Virtue is _amor dei ac rationis_, self-renouncing, active, obedient love
to God and to the reason as the image and law of God in us. The cardinal
virtues are _diligentia_, sedulous listening for the commands of the
reason; _obedientia_, the execution of these _justitia_, the conforming of
the whole life to what is perceived to be right; finally, _humilitas_,
the recognition of our impotency and self-renunciation (_inspectio_ and
_despectio_, or _derelictio, neglectus, contemptus, incuria sui_). The
highest of these is humility, pious submission to the divine order of
things; its condition, the self-knowledge commended in the title of the
Ethics; the primal evil, self-love (_Philautia_--_ipsissimum peccatum_).
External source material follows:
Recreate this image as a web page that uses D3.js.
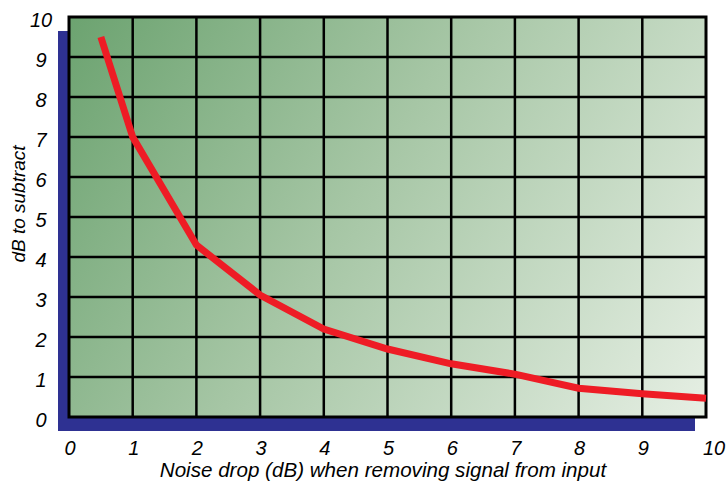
<!DOCTYPE html>
<html><head><meta charset="utf-8">
<script src="https://cdn.jsdelivr.net/npm/d3@7"></script>
<style>body{margin:0;background:#fff}svg{display:block}</style>
</head><body>
<svg id="c" width="726" height="483"></svg>
<script>
const xTicks = [0,1,2,3,4,5,6,7,8,9,10];
const yTicks = [0,1,2,3,4,5,6,7,8,9,10];
const noiseDrop = [0.5, 1, 2, 3, 4, 5, 6, 7, 8, 9, 10];
const dbSubtract = [9.5, 7.0, 4.3, 3.05, 2.2, 1.7, 1.33, 1.07, 0.72, 0.58, 0.47];
const xTitle = "Noise drop (dB) when removing signal from input";
const yTitle = "dB to subtract";

const FONT = "'Liberation Sans', Arial, Helvetica, sans-serif";
const svg = d3.select("#c");
const L = 69, R = 706, T = 17, B = 417;
const x = d3.scaleLinear().domain([0,10]).range([L,R]);
const y = d3.scaleLinear().domain([0,10]).range([B,T]);

const defs = svg.append("defs");
const g = defs.append("linearGradient").attr("id","bg")
  .attr("gradientUnits","userSpaceOnUse")
  .attr("x1",L).attr("y1",T).attr("x2",R).attr("y2",B);
g.append("stop").attr("offset","0").attr("stop-color","#6ca370");
g.append("stop").attr("offset","0.45").attr("stop-color","#a6c6a5");
g.append("stop").attr("offset","1").attr("stop-color","#e6efe4");

svg.append("rect").attr("x",L-11).attr("y",T+14).attr("width",R-L).attr("height",B-T).attr("fill","#2e3192");
svg.append("rect").attr("x",L).attr("y",T).attr("width",R-L).attr("height",B-T).attr("fill","url(#bg)");

svg.append("g").selectAll("line").data(xTicks.slice(1,-1)).join("line")
  .attr("x1",d=>x(d)).attr("x2",d=>x(d)).attr("y1",T).attr("y2",B)
  .attr("stroke","#000").attr("stroke-width",2.5);
svg.append("g").selectAll("line").data(yTicks.slice(1,-1)).join("line")
  .attr("y1",d=>y(d)).attr("y2",d=>y(d)).attr("x1",L).attr("x2",R)
  .attr("stroke","#000").attr("stroke-width",2.5);
svg.append("rect").attr("x",L).attr("y",T).attr("width",R-L).attr("height",B-T)
  .attr("fill","none").attr("stroke","#000").attr("stroke-width",3);

const pts = noiseDrop.map((d,i)=>[d, dbSubtract[i]]);
svg.append("path").datum(pts)
  .attr("d", d3.line().x(d=>x(d[0])).y(d=>y(d[1])))
  .attr("fill","none").attr("stroke","#ee1c25").attr("stroke-width",7);

function txt(sel){ return sel.attr("font-family",FONT).attr("font-style","italic").attr("fill","#000"); }

txt(svg.append("g").selectAll("text").data(yTicks).join("text"))
  .attr("x",41).attr("y",d=>y(d)+10).attr("text-anchor","middle")
  .attr("font-size",20).text(d=>d);
txt(svg.append("g").selectAll("text").data(xTicks).join("text"))
  .attr("x",d=>x(d)+(d===10?8:1)).attr("y",455).attr("text-anchor","middle")
  .attr("font-size",20).text(d=>d);

txt(svg.append("text")).attr("x",383).attr("y",477).attr("text-anchor","middle")
  .attr("font-size",20.6).text(xTitle);
txt(svg.append("text")).attr("transform","translate(25,204) rotate(-90)").attr("text-anchor","middle")
  .attr("font-size",19).text(yTitle);
</script>
</body></html>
Man is unhappy because he seeks happiness. Happiness is like our shadows;
it shuns us when we pursue it, it follows us when we flee from it. The joys
which spring from virtue are an adornment of it, not an enticement to it;
they are its result, not its aim. The ethics of Geulincx, which we cannot
further trace out here, surprises one by its approximation to the views of
Spinoza and of Kant. With the former it has in common the principle of love
toward God, as well as numerous details; with the latter, the absoluteness
of the moral law (_in rebus moralibus absolute praecipit ratio aut vetat,
nulla interposita conditione_); with both the depreciation of sympathy, on
the ground that it is a concealed egoistic motive.
The denial of substantiality to individual things, brought in by the
occasionalists, is completed by Spinoza, who boldly and logically proclaims
pantheism on the basis of Cartesianism and gives to the divine All-one a
naturalistic instead of a theological character.